- _EXERCISE REQUIREMENTS_: Check each line of the listing below for the word "this" and say how many lines have it. Nothing else should be written.

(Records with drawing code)
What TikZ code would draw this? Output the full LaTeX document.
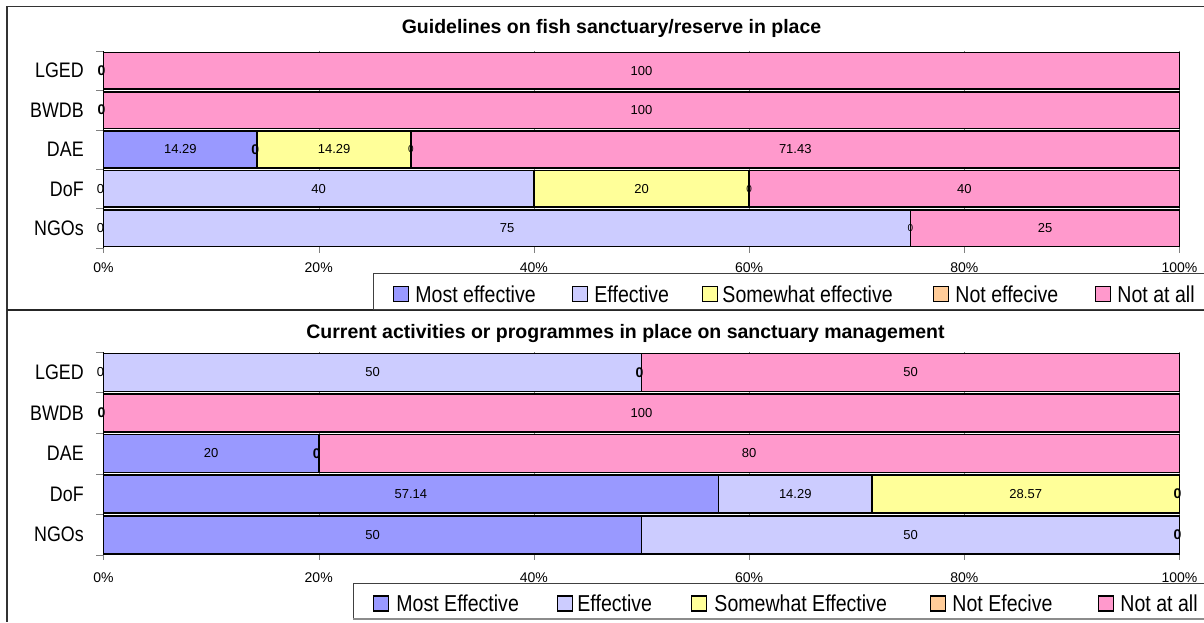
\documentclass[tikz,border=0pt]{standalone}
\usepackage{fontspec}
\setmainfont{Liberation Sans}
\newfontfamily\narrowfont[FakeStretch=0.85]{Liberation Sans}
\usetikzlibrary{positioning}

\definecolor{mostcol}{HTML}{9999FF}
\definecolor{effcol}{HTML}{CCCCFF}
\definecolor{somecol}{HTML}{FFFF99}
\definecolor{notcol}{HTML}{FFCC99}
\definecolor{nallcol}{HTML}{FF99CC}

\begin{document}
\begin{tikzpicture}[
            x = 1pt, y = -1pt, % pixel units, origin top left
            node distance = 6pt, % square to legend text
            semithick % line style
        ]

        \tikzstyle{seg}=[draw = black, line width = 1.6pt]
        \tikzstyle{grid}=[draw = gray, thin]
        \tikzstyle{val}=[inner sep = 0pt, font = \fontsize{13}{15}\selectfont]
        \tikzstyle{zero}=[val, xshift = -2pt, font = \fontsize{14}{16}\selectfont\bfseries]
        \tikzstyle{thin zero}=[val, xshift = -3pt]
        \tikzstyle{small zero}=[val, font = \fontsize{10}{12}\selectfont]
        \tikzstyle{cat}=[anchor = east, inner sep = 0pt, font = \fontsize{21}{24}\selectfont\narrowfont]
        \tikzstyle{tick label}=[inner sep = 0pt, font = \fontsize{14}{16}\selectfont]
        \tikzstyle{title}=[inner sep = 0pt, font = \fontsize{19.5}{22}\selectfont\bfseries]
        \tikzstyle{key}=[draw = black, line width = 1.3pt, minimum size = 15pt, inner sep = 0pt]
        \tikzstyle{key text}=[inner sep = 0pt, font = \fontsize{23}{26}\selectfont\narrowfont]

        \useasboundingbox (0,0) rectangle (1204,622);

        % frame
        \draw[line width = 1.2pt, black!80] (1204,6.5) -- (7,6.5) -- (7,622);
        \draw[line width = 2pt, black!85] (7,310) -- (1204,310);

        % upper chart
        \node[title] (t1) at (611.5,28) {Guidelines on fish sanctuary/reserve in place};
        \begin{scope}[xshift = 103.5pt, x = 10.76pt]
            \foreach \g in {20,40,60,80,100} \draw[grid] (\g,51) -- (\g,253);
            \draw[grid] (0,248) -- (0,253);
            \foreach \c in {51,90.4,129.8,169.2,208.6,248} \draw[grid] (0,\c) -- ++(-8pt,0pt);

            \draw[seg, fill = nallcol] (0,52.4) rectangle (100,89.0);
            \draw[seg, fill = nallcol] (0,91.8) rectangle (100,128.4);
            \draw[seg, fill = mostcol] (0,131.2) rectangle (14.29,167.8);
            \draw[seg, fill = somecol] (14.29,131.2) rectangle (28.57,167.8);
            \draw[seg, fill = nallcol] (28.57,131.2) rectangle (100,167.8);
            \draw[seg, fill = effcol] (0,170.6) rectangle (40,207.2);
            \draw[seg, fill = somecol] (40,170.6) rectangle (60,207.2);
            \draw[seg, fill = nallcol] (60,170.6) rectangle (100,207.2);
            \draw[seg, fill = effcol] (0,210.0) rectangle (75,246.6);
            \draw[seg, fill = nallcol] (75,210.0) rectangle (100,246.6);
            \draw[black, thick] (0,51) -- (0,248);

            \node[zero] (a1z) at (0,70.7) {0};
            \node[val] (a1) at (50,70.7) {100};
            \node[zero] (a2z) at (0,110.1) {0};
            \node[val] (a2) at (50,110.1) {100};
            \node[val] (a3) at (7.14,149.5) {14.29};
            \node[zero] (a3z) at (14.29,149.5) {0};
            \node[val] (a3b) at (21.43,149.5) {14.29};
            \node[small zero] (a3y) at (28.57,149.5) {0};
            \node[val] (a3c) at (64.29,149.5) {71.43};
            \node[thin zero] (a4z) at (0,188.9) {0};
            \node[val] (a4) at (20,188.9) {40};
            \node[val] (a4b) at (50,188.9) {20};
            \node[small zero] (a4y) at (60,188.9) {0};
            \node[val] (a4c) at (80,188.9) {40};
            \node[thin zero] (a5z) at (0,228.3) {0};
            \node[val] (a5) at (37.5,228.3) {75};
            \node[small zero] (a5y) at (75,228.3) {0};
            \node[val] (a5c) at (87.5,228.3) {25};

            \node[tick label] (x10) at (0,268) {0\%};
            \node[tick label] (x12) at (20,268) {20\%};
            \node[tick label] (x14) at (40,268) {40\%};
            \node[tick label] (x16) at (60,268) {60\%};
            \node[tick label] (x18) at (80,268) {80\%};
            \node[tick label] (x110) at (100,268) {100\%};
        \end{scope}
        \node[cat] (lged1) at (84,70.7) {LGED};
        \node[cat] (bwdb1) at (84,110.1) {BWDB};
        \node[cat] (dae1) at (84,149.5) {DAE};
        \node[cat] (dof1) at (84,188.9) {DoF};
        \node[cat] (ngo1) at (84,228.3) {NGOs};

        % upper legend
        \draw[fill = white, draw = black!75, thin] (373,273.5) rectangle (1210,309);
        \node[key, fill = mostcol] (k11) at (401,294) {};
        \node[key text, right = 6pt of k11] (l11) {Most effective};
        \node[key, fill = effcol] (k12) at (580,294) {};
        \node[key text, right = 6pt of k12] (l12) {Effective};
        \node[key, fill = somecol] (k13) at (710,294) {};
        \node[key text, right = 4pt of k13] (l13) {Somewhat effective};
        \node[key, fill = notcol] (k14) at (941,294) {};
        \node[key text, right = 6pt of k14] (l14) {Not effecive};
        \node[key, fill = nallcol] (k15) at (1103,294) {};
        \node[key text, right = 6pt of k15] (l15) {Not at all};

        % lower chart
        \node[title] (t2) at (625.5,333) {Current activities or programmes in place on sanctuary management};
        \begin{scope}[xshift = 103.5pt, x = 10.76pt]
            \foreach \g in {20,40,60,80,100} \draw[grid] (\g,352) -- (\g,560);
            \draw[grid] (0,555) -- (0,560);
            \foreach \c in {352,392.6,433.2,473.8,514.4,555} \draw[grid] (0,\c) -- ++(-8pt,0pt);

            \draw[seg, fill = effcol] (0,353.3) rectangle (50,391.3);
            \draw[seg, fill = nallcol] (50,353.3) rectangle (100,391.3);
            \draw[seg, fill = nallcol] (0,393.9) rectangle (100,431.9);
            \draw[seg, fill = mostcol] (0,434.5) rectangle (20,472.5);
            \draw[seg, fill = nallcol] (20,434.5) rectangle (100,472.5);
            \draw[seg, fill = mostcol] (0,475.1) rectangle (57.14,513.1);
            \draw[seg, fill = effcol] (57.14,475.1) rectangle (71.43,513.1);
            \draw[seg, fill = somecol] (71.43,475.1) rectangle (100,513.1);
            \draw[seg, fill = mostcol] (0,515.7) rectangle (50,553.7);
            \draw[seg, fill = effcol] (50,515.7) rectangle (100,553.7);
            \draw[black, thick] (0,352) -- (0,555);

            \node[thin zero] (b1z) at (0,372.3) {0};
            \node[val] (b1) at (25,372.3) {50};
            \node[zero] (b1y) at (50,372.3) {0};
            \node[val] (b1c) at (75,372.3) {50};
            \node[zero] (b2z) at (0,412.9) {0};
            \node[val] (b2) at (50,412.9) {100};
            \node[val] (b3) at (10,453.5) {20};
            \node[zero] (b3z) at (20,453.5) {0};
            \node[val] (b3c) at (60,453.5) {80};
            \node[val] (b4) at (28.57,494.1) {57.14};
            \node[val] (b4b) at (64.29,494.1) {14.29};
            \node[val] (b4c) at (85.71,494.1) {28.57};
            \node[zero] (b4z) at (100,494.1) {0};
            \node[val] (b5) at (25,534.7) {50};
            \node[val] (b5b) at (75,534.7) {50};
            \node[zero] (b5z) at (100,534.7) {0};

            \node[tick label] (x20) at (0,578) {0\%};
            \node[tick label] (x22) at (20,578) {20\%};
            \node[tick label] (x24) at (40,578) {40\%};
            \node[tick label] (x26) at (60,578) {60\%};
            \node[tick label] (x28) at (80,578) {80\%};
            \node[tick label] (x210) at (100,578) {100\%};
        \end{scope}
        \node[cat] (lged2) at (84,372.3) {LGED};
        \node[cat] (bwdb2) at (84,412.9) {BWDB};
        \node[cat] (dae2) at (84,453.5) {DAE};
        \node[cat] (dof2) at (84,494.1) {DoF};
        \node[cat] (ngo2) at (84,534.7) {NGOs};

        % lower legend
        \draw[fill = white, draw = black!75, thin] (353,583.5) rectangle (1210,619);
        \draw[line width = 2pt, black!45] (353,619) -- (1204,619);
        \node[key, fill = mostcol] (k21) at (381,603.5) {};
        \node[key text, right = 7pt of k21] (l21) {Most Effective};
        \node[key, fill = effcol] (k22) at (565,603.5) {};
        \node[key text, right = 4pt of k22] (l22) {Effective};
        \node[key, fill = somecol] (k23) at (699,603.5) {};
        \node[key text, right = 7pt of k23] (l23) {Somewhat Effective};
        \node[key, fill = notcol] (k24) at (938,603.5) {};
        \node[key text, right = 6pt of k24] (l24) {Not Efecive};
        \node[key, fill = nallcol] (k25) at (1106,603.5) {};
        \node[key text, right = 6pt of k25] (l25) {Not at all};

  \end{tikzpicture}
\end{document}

...

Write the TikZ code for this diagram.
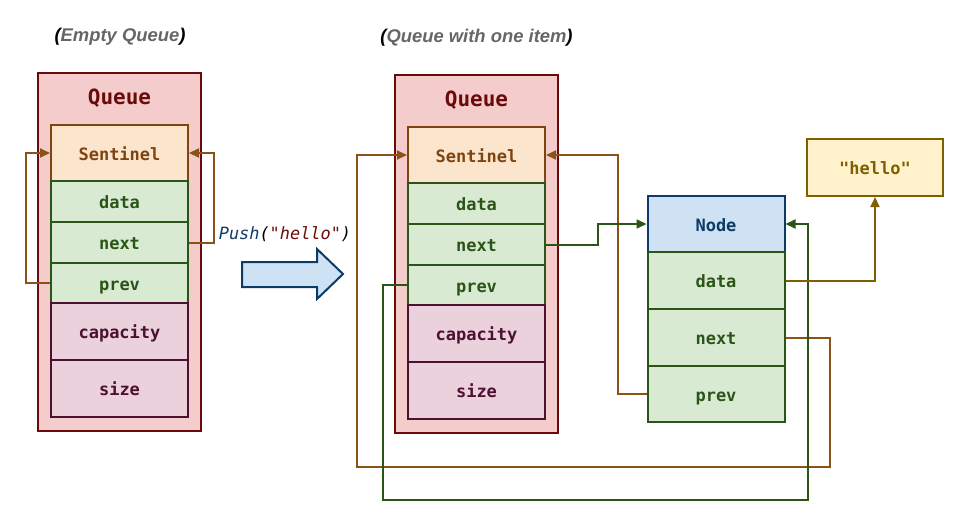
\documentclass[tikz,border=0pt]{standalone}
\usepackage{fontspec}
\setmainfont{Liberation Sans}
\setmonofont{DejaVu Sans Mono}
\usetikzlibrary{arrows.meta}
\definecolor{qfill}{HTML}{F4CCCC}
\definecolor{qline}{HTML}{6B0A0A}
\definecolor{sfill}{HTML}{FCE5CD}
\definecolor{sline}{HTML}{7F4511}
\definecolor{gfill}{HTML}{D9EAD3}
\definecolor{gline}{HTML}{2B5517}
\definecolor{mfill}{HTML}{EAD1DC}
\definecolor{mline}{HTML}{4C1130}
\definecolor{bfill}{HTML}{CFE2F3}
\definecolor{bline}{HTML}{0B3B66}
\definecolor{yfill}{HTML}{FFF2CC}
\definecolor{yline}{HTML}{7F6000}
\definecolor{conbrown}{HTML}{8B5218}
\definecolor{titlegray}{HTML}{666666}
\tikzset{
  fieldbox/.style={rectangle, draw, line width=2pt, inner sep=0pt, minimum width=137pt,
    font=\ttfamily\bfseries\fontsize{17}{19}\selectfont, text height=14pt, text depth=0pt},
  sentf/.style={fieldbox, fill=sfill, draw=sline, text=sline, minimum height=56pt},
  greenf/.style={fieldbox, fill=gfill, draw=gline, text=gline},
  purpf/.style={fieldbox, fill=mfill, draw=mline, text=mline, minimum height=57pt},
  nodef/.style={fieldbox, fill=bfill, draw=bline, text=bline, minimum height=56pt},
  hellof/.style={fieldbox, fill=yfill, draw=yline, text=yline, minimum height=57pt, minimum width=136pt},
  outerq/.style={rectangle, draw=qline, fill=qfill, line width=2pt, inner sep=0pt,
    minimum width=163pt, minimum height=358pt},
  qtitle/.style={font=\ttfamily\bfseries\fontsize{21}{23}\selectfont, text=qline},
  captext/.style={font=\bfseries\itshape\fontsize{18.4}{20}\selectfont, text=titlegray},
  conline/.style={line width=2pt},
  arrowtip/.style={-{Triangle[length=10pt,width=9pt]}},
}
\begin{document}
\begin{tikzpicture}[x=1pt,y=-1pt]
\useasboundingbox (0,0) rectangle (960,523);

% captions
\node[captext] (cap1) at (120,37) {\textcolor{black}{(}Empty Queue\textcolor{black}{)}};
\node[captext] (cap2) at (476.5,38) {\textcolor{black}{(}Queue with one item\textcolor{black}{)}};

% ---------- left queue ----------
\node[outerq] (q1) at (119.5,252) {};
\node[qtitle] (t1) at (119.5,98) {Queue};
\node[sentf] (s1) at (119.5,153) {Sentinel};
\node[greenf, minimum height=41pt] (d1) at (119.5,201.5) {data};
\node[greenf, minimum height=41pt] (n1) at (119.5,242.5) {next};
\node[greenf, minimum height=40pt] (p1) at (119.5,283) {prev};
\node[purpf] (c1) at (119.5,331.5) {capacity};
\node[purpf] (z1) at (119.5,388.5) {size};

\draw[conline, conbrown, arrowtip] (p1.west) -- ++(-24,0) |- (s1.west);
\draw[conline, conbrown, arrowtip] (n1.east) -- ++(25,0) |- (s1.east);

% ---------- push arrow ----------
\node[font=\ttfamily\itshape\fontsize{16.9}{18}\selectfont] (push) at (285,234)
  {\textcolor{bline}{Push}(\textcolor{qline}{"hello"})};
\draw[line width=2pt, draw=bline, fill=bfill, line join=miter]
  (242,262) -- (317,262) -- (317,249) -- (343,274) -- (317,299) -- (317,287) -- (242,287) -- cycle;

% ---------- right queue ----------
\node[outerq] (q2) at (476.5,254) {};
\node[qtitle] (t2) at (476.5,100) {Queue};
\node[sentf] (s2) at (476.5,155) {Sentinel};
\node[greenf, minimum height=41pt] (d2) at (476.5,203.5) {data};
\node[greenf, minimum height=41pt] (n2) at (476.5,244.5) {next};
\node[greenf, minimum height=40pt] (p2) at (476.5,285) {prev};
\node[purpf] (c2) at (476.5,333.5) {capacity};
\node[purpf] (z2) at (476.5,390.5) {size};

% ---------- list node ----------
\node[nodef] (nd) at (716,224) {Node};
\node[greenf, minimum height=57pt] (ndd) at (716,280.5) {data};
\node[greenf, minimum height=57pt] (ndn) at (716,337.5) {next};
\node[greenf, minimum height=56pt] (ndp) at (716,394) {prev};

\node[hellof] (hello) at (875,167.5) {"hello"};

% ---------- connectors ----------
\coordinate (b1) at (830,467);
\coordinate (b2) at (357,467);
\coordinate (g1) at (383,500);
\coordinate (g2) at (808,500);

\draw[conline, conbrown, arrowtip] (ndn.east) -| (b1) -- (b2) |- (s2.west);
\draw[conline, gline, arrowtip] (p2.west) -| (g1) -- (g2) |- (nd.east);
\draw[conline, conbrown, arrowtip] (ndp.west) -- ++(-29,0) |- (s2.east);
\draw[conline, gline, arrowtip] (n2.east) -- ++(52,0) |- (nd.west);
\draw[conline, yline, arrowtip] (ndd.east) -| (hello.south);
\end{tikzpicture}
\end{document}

- _THE ANSWER_: 2